Collected data:
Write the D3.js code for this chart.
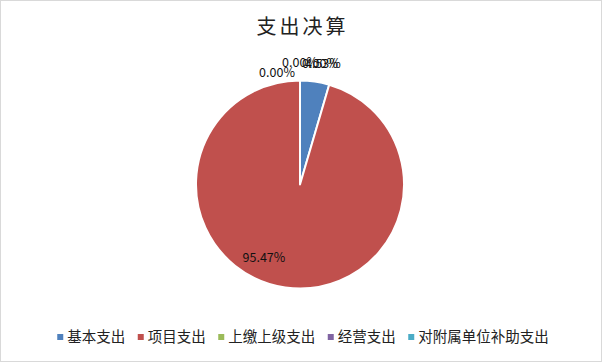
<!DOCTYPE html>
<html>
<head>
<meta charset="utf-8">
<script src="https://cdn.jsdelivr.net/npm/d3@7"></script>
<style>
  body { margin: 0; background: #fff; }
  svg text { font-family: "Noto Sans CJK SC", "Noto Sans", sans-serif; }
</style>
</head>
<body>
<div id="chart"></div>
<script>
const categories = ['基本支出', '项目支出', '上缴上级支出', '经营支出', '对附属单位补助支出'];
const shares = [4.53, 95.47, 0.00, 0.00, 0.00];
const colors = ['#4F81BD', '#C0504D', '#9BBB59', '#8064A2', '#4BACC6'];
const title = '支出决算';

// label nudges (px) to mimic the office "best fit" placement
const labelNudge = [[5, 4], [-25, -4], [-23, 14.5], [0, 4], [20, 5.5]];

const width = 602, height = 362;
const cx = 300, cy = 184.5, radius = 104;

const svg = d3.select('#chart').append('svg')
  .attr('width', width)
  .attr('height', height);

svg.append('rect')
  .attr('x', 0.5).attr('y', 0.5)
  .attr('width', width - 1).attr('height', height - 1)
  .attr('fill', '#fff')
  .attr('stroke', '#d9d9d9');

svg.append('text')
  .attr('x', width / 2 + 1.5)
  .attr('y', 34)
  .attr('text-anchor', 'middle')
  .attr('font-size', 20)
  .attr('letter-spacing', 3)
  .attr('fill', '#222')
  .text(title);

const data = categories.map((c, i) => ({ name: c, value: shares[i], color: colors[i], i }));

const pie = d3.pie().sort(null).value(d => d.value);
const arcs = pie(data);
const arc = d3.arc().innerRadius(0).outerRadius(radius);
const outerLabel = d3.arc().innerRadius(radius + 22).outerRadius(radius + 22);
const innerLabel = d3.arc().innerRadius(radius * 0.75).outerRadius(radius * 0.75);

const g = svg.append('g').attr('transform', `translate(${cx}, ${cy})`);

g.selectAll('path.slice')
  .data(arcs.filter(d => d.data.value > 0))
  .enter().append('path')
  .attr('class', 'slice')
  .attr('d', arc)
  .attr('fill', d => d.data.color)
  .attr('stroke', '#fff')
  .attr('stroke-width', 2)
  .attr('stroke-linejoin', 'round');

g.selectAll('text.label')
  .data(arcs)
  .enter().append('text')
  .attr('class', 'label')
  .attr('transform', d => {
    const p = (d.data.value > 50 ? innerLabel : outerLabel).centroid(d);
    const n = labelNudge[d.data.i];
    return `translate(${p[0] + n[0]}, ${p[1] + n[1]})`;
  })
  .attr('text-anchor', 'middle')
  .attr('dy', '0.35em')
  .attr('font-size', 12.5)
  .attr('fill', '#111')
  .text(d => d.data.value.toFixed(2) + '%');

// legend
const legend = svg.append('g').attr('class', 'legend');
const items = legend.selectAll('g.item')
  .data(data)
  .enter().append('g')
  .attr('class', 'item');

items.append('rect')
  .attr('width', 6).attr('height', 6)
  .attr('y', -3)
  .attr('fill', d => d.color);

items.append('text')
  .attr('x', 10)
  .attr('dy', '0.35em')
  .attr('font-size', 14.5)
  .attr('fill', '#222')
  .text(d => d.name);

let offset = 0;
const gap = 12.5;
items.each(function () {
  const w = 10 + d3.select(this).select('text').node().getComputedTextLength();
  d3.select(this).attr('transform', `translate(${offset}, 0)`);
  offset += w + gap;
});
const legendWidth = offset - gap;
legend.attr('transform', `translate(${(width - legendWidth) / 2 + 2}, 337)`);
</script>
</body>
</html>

Problem to work on:
Return, unchanged, the lines from the first line of the material through the line that holds "const data = categories.map((c, i)", inclusive, omitting pictures.

Answer for the task:
Write the D3.js code for this chart.
<!DOCTYPE html>
<html>
<head>
<meta charset="utf-8">
<script src="https://cdn.jsdelivr.net/npm/d3@7"></script>
<style>
  body { margin: 0; background: #fff; }
  svg text { font-family: "Noto Sans CJK SC", "Noto Sans", sans-serif; }
</style>
</head>
<body>
<div id="chart"></div>
<script>
const categories = ['基本支出', '项目支出', '上缴上级支出', '经营支出', '对附属单位补助支出'];
const shares = [4.53, 95.47, 0.00, 0.00, 0.00];
const colors = ['#4F81BD', '#C0504D', '#9BBB59', '#8064A2', '#4BACC6'];
const title = '支出决算';

// label nudges (px) to mimic the office "best fit" placement
const labelNudge = [[5, 4], [-25, -4], [-23, 14.5], [0, 4], [20, 5.5]];

const width = 602, height = 362;
const cx = 300, cy = 184.5, radius = 104;

const svg = d3.select('#chart').append('svg')
  .attr('width', width)
  .attr('height', height);

svg.append('rect')
  .attr('x', 0.5).attr('y', 0.5)
  .attr('width', width - 1).attr('height', height - 1)
  .attr('fill', '#fff')
  .attr('stroke', '#d9d9d9');

svg.append('text')
  .attr('x', width / 2 + 1.5)
  .attr('y', 34)
  .attr('text-anchor', 'middle')
  .attr('font-size', 20)
  .attr('letter-spacing', 3)
  .attr('fill', '#222')
  .text(title);

const data = categories.map((c, i) => ({ name: c, value: shares[i], color: colors[i], i }));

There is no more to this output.